In the late 1990s, when London had yet to fall prey to gentrification, eastern tycoons and star chefs, a venue called the Dragon Bar appeared on Old Street and became the center of the British street art universe.
Located on a street that in 1998 was not very tourist-friendly, this dark joint with a wild clientele almost instantly attracted the cream of the crop of the London underground scene.

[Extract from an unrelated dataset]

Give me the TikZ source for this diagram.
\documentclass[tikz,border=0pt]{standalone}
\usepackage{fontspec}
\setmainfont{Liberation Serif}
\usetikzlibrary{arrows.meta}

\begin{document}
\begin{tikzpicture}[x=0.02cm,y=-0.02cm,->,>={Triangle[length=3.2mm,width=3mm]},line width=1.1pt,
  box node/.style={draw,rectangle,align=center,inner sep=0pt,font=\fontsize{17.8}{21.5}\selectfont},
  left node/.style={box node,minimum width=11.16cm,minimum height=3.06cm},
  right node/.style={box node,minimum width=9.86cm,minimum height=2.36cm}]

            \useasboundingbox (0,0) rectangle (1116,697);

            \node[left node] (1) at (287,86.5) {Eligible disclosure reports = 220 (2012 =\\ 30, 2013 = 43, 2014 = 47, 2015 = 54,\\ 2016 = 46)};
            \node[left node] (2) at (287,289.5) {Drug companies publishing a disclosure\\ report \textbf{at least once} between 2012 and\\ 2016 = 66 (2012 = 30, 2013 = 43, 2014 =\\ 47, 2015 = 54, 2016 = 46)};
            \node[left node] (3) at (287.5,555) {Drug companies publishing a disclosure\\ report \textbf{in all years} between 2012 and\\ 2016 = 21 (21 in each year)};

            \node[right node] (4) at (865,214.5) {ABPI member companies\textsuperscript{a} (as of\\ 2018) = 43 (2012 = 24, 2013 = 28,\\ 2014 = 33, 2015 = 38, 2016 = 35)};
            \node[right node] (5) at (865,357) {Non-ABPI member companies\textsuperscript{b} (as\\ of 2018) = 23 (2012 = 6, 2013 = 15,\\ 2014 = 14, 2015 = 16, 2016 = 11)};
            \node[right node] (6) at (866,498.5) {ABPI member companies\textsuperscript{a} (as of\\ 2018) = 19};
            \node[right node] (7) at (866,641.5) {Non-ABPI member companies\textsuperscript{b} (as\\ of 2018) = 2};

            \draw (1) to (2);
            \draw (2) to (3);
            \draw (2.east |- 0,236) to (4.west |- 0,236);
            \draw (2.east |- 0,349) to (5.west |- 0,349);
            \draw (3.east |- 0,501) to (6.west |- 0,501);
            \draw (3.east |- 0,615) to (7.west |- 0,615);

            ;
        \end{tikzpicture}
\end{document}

The father of the Dragon Bar was a guy called Justin Piggot, with very clear ideas about what his establishment should be, as he explains in the book The Dragon Bar Book: “I already had the perfect bar in my head – I wanted Tom Waits coming out of the door, a flashing neon sign pointing down an alleyway and full of weirdos.” Piggot found the empty building and then built and fitted out the premises himself. “At the time, Shoreditch and Old Street were grim places – burnt out cars, it smelled a bit bad, taxis didn’t want to go there after dark and there were a lot of empty warehouses and boarded up buildings,” says Josh Jones, co-editor of the book and one of the founders of the legendary art zine, Pavement Licker.
Word of mouth did the rest and the walls of the place were filled with graffiti figures, some of which later became the object of mainstream global. Banksy had his first London exhibition there (the original Santa’s Ghetto). “I think it was like CBGB in London,” says Josh Jones.
The Dragon Bar closed its doors in 2008, but Jones is clear that there is still hope: “Places like this are becoming harder and harder to find, but from these ashes a phoenix will emerge… or hopefully a dragon!”